EKBIS.CO, PEKANBARU -- Gabungan Peerusahaan Karet Indonesia (Gapkindo) mengeluarkan sejumlah solusi untuk mendongkrak komoditas karet nasional, yang produksinya terus merosot dan untuk mendongkrak harga di tingkat petani. "Rekomendasi ini menjadi keputusan bersama dalam Rakernas Gapkindo di Bali beberapa waktu lalu, yang diharapkan bisa diimplementasikan juga di tingkat daerah," kata Sekretaris Gapkindo Riau, Nur Hamlin, ketika dihubungi di Pekanbaru, Senin (25/8).
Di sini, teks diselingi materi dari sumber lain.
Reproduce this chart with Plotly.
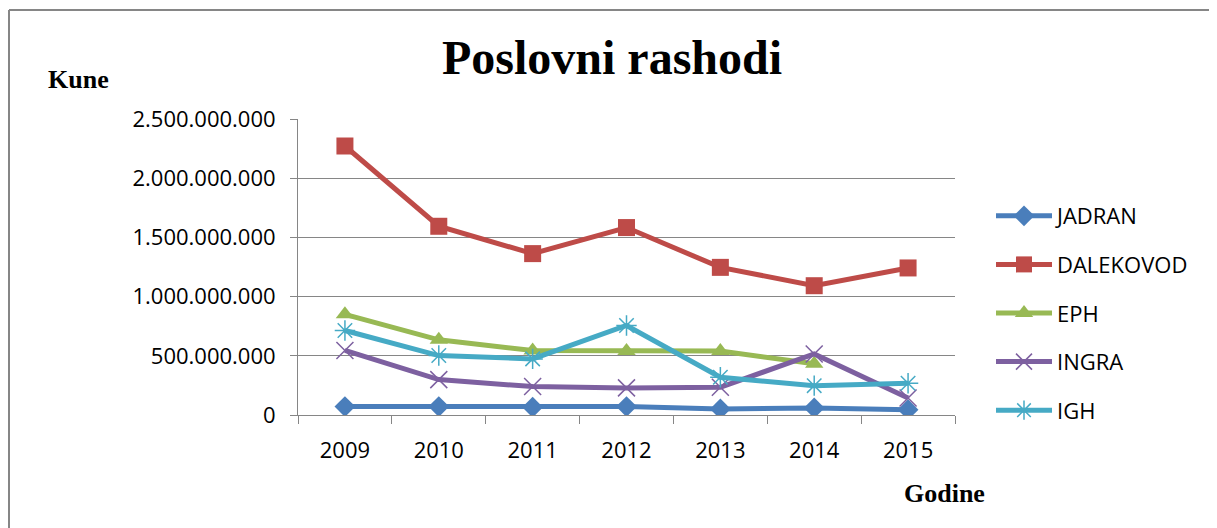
import plotly.graph_objects as go

years = ["2009", "2010", "2011", "2012", "2013", "2014", "2015"]
jadran = [71e6, 71e6, 66e6, 71e6, 51e6, 59e6, 45e6]
dalekovod = [2272e6, 1594e6, 1363e6, 1583e6, 1247e6, 1092e6, 1242e6]
eph = [850e6, 635e6, 545e6, 540e6, 540e6, 432e6, None]
ingra = [545e6, 299e6, 240e6, 229e6, 234e6, 516e6, 144e6]
igh = [714e6, 502e6, 474e6, 756e6, 319e6, 248e6, 268e6]

# page offset of the plot div (default body margin)
OFF = 8
W, H = 1217 - OFF, 528 - OFF
# plot area in window pixels
L, R, T, B = 298, 955, 119, 415
PW, PH = R - L, B - T

def px(x):
    return (x - L) / PW

def py(y):
    return (B - y) / PH

series = [
    ("JADRAN", jadran, "#4A7EBB", dict(symbol="diamond", size=16)),
    ("DALEKOVOD", dalekovod, "#BE4B48", dict(symbol="square", size=17)),
    ("EPH", eph, "#98B954", dict(symbol="triangle-up", size=16)),
    ("INGRA", ingra, "#7D60A0", dict(symbol="x-thin-open", size=17, line=dict(width=1.5))),
    ("IGH", igh, "#46AAC5", dict(symbol="asterisk-open", size=17, line=dict(width=1.5))),
]

fig = go.Figure()
for name, vals, col, mk in series:
    m = dict(mk)
    m["color"] = col
    if "line" in m:
        m["line"] = dict(m["line"], color=col)
    fig.add_trace(go.Scatter(
        x=years, y=vals, name=name, mode="lines+markers",
        line=dict(color=col, width=5), marker=m,
        legendgroup=name, connectgaps=False,
    ))

fig.update_layout(
    width=W, height=H,
    margin=dict(l=L - OFF, r=1217 - R, t=T - OFF, b=528 - B, pad=0),
    paper_bgcolor="white", plot_bgcolor="white",
    separators=",.",
    showlegend=True,
    font=dict(family="Open Sans", size=22, color="black"),
    legend=dict(
        x=px(991), y=py(195), xanchor="left", yanchor="top",
        font=dict(family="Open Sans", size=22, color="black"),
        tracegroupgap=17, itemwidth=56,
        bgcolor="rgba(0,0,0,0)",
    ),
    xaxis=dict(
        type="category", range=[-0.5, 6.5], tickson="boundaries",
        ticks="outside", ticklen=8, tickcolor="#868686", tickwidth=1,
        showline=True, linecolor="#868686", linewidth=1,
        showgrid=False, zeroline=False,
        tickfont=dict(family="Open Sans", size=22, color="black"),
        ticklabelstandoff=16,
    ),
    yaxis=dict(
        range=[0, 2.5e9], dtick=5e8, tickformat=",d",
        ticks="outside", ticklen=7, tickcolor="#868686", tickwidth=1,
        showline=True, linecolor="#868686", linewidth=1,
        showgrid=True, gridcolor="#868686", gridwidth=1,
        zeroline=False,
        tickfont=dict(family="Open Sans", size=22, color="black"),
        ticklabelstandoff=10,
    ),
    shapes=[
        dict(type="line", xref="paper", yref="paper",
             x0=px(9), x1=px(1240), y0=py(10), y1=py(10),
             line=dict(color="#868686", width=2)),
        dict(type="line", xref="paper", yref="paper",
             x0=px(9), x1=px(9), y0=py(10), y1=py(560),
             line=dict(color="#868686", width=2)),
    ],
    annotations=[
        dict(text="<b>Poslovni rashodi</b>", xref="paper", yref="paper",
             x=px(612), y=py(58), xanchor="center", yanchor="middle",
             showarrow=False,
             font=dict(family="Liberation Serif", size=48, color="black")),
        dict(text="<b>Kune</b>", xref="paper", yref="paper",
             x=px(46), y=py(80), xanchor="left", yanchor="middle",
             showarrow=False,
             font=dict(family="Liberation Serif", size=26, color="black")),
        dict(text="<b>Godine</b>", xref="paper", yref="paper",
             x=px(902), y=py(493), xanchor="left", yanchor="middle",
             showarrow=False,
             font=dict(family="Liberation Serif", size=26, color="black")),
    ],
)

fig.write_html("out.html")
Ia mengatakan, solusi pertama adalah mendukung revitalisasi perkebunan karet melalui penanam kembali (replanting) terhadap tanaman karet tua. Berdasarkan data statistik Disbun Riau, luas area kebun karet di Riau mencapai 500.851 hektare (ha) yang mayoritas perkebunan rakyat. Sebagian besar tanaman karet berusia tua dan kurang produktif, sehingga produksi per tahun di Riau hanya mencapai 350.476 ton bahan olah karet rakyat (bokar).
Untuk mendukung rencana itu, lanjutnya, Gapkindo sepakat bahwa petani pemilik lahan harus diberdayakan agar tidak kehilangan mata pencaharian saat proses replanting" berjalan. "Petani harus dibantu karena kebanyakan mereka miskin dan hanya punya lahan kecil. Jika ditebang pohon karetnya, maka tak punya penghasilan lalu jaminannya hidup mereka bagaimana nanti," katanya.
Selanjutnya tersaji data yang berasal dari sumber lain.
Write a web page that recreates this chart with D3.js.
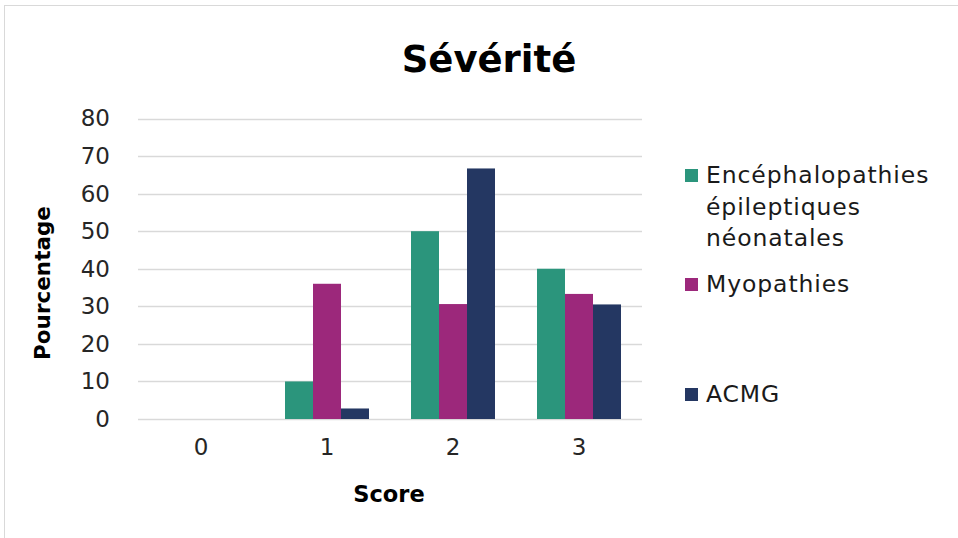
<!DOCTYPE html>
<html><head><meta charset="utf-8">
<script src="https://cdn.jsdelivr.net/npm/d3@7"></script>
<style>body{margin:0;background:#fff}svg{display:block}</style>
</head><body>
<svg id="c" width="958" height="538"></svg>
<script>
const categories = ["0","1","2","3"];
const seriesNames = ["Encéphalopathies épileptiques néonatales","Myopathies","ACMG"];
const encephalopathies = [0, 10, 50, 40];
const myopathies = [0, 36, 30.6, 33.3];
const acmg = [0, 2.8, 66.7, 30.5];
const yTicks = [0,10,20,30,40,50,60,70,80];
const colors = ["#2B957C","#9C287B","#243762"];
const legendLines = [["Encéphalopathies","épileptiques","néonatales"],["Myopathies"],["ACMG"]];

const seriesValues = [encephalopathies, myopathies, acmg];
const font = "'Century Gothic', 'DejaVu Sans', sans-serif";
const svg = d3.select("#c");
svg.append("rect").attr("x",4.5).attr("y",5.5).attr("width",1000).attr("height",600)
  .attr("fill","none").attr("stroke","#d9d9d9");

const pLeft=138, pRight=642, pTop=118.5, pBottom=419;
const x0 = d3.scaleBand().domain(categories).range([pLeft,pRight]);
const bw = x0.bandwidth()/4.5;
const x1 = d3.scaleBand().domain(d3.range(3)).range([0, bw*3]);
const y = d3.scaleLinear().domain([0,80]).range([pBottom, pTop]);

const grid = svg.append("g");
grid.selectAll("line").data(yTicks).join("line")
  .attr("x1",pLeft).attr("x2",pRight).attr("y1",d=>Math.round(y(d))+0.5).attr("y2",d=>Math.round(y(d))+0.5)
  .attr("stroke","#d9d9d9").attr("stroke-width",1.5);

const yAxis = svg.append("g").attr("transform",`translate(${pLeft},0)`)
  .call(d3.axisLeft(y).tickValues(yTicks).tickSize(0).tickPadding(28));
yAxis.select(".domain").remove();
yAxis.selectAll("text").attr("font-family",font).attr("font-size",23).attr("fill","#262626");

const xAxis = svg.append("g").attr("transform",`translate(0,${pBottom})`)
  .call(d3.axisBottom(x0).tickSize(0).tickPadding(24));
xAxis.select(".domain").remove();
xAxis.selectAll("text").attr("font-family",font).attr("font-size",23).attr("fill","#262626").attr("dy","0.5em");

seriesValues.forEach((vals,si)=>{
  svg.append("g").selectAll("rect").data(vals.map((v,i)=>({v,c:categories[i]}))).join("rect")
    .attr("x",d=>x0(d.c)+(x0.bandwidth()-bw*3)/2+x1(si))
    .attr("width",bw)
    .attr("y",d=>y(d.v)).attr("height",d=>pBottom-y(d.v))
    .attr("fill",colors[si]);
});

svg.append("text").attr("x",489).attr("y",72).attr("text-anchor","middle")
  .attr("font-family",font).attr("font-weight","bold").attr("font-size",37).attr("fill","#000").text("Sévérité");
svg.append("text").attr("transform","translate(50,283) rotate(-90)").attr("text-anchor","middle")
  .attr("font-family",font).attr("font-weight","bold").attr("font-size",21.5).attr("fill","#000").text("Pourcentage");
svg.append("text").attr("x",389).attr("y",502).attr("text-anchor","middle")
  .attr("font-family",font).attr("font-weight","bold").attr("font-size",22.5).attr("fill","#000").text("Score");

const legendY = [183, 292, 402];
const lg = svg.append("g");
seriesNames.forEach((n,i)=>{
  lg.append("rect").attr("x",685).attr("y",legendY[i]-14).attr("width",13).attr("height",13).attr("fill",colors[i]);
  const t = lg.append("text").attr("x",706).attr("y",legendY[i]).attr("font-family",font).attr("font-size",23.5)
    .attr("letter-spacing",0.9).attr("fill","#1a1a1a");
  legendLines[i].forEach((l,j)=>t.append("tspan").attr("x",706).attr("dy",j?31.5:0).text(l));
});
</script>
</body></html>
Ia mengatakan Gapkindo sepakat untuk menerapkan pola bapak angkat untuk pembiayaan revitalisasi karet. Modal peremajaan karet akan berasal dari perusahaan, dan petani pemilik lahan dijamin tak kehilangan penghasilan.
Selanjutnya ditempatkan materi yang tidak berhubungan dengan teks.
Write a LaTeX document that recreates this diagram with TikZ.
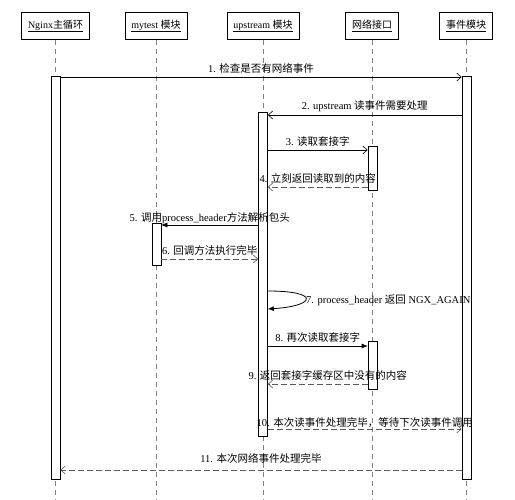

Menurut dia, perusahaan anggota Gapkindo nanti akan menyediakan bibit karet kualitas unggul dengan pengelolaan yang mumpuni. Harapannya, dalam empat tahun kedepan setelah peremajaan, Riau bisa mendapatkan kualitas tanaman dan karet yang bagus.
"Targetnya adalah produktivitas minimal bisa mencapai dua ton per hektar, jauh meningkat dari produksi sekarang yang rata-rata 600 kilogram per hektar karena tanaman sudah tua," katanya.
Solusi kedua yang ditawarkan Gapkindo adalah untuk membenahi tata niaga komoditas karet yang bisa meningkatkan harga yang didapat petani. Targetnya adalah untuk memangkas tata niaga karet yang begitu panjang sehingga petani tidak mendapat harga yang selayaknya.
"Bayangkan saja karet dari petani rantai pembelinya sangat panjang mulai dari pengepul hingga ke pabrik. Akibatnya, jumlah pendapatan yang diterima petani sangat sedikit," ujarnya.
Menurut dia, solusi tersebut bisa dikembangkan dengan mendorong petani untuk berkelompok dalam menjual bokar dan menjualnya langsung ke pabrik yang akan membantu memfasilitasinya. "Persoalannya sekarang banyak petani kita tak bisa memutus mata rantai itu karena terlilit hutang dari pedagang," katanya.